27.4 The Board may resolve to make interim distributions and/or to make distributions at the expense of any reserve of the Company, other than the Mandatory Reserve.

27.5 Distributions on shares may be made only up to an amount which does not exceed the amount of the Distributable Equity. If it concerns an interim distribution, the compliance with this requirement must be evidenced by an interim statement of assets and liabilities as referred to in Section 2:105 paragraph 4 of the Dutch Civil Code. The Company shall deposit the statement of assets and liabilities at the Dutch Trade Register within eight days after the day on which the resolution to make the distribution is published.

27.6 Distributions on shares payable in cash shall be paid in Euro, unless the Board determines that payment shall be made in another currency.

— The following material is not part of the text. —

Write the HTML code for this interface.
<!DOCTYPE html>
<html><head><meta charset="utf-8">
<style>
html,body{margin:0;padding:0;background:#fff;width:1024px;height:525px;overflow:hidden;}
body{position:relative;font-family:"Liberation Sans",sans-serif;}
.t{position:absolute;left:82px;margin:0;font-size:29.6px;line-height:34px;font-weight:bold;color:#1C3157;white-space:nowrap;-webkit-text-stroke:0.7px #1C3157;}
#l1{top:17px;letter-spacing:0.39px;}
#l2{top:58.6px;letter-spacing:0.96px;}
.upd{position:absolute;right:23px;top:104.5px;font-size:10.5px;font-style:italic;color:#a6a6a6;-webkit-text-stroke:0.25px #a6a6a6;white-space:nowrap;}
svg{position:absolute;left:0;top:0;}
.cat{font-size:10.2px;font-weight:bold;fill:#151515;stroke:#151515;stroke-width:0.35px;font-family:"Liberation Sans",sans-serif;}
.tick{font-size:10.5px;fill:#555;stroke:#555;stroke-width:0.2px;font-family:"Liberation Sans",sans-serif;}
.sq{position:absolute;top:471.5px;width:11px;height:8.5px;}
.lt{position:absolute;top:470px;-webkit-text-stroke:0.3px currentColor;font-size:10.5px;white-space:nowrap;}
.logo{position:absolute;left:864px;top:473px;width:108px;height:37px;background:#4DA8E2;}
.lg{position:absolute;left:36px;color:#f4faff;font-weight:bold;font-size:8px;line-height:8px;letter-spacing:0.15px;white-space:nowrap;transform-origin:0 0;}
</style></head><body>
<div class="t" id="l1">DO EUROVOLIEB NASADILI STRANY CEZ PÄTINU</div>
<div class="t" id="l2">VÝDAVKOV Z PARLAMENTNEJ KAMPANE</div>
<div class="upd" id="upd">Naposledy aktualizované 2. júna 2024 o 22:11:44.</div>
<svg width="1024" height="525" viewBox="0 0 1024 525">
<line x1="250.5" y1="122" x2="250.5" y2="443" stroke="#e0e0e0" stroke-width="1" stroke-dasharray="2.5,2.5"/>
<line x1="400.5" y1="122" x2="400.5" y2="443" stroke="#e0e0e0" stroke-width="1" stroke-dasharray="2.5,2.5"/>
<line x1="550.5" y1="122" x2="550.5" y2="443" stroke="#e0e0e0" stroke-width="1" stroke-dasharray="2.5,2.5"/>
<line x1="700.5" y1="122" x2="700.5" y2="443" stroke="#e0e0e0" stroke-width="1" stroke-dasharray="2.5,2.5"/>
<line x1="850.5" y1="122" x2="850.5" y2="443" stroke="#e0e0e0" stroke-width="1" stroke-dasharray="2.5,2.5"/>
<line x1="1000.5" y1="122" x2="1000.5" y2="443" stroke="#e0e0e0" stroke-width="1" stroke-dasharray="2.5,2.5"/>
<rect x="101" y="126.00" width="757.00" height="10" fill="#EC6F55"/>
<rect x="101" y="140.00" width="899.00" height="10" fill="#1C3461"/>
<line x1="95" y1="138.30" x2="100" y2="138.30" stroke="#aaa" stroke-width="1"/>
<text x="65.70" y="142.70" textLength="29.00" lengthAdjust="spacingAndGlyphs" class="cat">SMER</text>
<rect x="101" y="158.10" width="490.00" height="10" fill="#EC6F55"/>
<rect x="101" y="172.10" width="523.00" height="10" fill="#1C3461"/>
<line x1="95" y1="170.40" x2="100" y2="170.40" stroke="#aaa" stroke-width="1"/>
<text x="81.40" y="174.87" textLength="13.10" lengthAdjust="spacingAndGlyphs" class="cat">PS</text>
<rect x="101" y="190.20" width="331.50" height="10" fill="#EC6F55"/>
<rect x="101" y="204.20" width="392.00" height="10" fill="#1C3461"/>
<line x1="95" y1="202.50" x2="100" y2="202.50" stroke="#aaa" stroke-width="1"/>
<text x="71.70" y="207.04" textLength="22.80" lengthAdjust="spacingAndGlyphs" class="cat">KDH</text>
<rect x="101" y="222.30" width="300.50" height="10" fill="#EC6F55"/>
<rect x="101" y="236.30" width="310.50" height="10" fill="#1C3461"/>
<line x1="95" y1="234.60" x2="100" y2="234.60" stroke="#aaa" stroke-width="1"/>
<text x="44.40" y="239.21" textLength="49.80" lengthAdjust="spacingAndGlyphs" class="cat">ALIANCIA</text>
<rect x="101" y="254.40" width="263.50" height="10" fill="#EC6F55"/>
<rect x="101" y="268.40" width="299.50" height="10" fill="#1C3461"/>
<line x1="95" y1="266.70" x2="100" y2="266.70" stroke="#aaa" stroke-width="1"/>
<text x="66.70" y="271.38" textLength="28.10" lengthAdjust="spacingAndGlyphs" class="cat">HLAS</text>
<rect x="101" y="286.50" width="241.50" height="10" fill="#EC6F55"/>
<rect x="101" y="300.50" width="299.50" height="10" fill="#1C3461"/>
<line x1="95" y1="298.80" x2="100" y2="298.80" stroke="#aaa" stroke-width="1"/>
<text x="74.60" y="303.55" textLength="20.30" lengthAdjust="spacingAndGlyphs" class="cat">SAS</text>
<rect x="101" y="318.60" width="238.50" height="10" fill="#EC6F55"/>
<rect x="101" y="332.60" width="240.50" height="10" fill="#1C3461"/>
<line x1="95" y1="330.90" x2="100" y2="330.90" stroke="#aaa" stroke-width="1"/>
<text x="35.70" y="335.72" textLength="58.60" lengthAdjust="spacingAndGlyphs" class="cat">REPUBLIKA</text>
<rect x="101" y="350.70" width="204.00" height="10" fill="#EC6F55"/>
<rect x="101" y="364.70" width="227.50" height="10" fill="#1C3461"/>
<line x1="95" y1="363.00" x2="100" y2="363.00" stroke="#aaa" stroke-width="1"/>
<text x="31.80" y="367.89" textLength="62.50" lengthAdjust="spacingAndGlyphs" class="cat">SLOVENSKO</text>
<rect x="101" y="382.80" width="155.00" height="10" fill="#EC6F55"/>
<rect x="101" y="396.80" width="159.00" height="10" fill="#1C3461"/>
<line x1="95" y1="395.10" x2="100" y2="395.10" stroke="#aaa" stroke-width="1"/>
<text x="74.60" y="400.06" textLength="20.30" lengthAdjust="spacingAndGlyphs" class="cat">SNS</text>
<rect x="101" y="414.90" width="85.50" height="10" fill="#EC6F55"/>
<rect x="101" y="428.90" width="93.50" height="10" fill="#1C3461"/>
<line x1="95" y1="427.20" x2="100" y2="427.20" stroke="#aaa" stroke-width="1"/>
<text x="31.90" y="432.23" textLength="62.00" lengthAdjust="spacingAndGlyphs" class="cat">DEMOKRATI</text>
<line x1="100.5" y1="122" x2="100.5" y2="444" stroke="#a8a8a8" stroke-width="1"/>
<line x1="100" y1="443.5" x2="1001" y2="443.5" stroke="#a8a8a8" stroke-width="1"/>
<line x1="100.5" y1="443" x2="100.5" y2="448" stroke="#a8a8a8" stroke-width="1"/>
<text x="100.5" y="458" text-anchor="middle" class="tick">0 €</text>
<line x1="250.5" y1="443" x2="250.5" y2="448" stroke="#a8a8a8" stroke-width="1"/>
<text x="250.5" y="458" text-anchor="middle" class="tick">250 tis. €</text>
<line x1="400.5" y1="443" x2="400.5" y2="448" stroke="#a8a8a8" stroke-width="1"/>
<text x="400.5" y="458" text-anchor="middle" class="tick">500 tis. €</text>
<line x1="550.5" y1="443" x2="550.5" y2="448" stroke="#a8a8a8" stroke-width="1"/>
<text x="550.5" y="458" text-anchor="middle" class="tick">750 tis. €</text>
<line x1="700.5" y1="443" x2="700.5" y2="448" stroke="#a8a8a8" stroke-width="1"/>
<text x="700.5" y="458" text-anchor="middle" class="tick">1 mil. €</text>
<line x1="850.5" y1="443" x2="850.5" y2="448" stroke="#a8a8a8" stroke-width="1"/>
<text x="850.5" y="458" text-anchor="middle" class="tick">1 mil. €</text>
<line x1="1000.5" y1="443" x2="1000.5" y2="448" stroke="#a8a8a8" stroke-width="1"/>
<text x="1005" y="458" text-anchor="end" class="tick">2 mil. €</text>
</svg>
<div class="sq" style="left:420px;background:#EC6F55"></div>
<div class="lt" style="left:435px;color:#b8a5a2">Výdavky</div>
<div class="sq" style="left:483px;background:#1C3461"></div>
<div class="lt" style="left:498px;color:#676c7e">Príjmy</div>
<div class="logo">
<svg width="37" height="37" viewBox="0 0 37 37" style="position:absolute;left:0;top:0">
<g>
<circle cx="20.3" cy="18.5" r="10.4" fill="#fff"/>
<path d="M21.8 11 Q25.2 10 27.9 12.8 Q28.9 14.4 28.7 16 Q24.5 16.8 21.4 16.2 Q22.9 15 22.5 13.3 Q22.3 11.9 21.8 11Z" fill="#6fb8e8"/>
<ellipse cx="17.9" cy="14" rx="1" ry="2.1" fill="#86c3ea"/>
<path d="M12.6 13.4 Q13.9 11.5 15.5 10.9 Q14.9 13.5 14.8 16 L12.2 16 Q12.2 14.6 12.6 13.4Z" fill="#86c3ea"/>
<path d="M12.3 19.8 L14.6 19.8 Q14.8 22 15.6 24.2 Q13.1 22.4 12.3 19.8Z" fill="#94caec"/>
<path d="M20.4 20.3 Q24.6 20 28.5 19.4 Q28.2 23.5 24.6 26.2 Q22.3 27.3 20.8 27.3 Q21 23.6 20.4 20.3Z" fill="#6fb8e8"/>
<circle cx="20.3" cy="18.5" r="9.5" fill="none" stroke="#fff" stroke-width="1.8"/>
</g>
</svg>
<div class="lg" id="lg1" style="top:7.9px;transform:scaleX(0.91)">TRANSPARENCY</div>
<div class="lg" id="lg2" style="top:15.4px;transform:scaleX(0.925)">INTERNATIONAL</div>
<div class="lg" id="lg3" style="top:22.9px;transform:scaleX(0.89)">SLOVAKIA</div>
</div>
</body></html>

27.7 The Board is authorised to determine that a distribution on shares will not be made in cash but in kind or in the form of shares, or to determine that shareholders may choose to accept the distribution in cash and/or in the form of shares, all this out of the profits and/or at the expense of reserves, other than the Mandatory Reserve, and all this if and in so far the Board has been designated by the General Meeting in accordance with Article 6.1. The Board shall set the conditions under which such a choice may be made.

28 Release for payment

Distributions of profits and other distributions shall be made payable four weeks after adoption of the relevant resolution, unless the Board or the General Meeting at the proposal of the Board determine another date.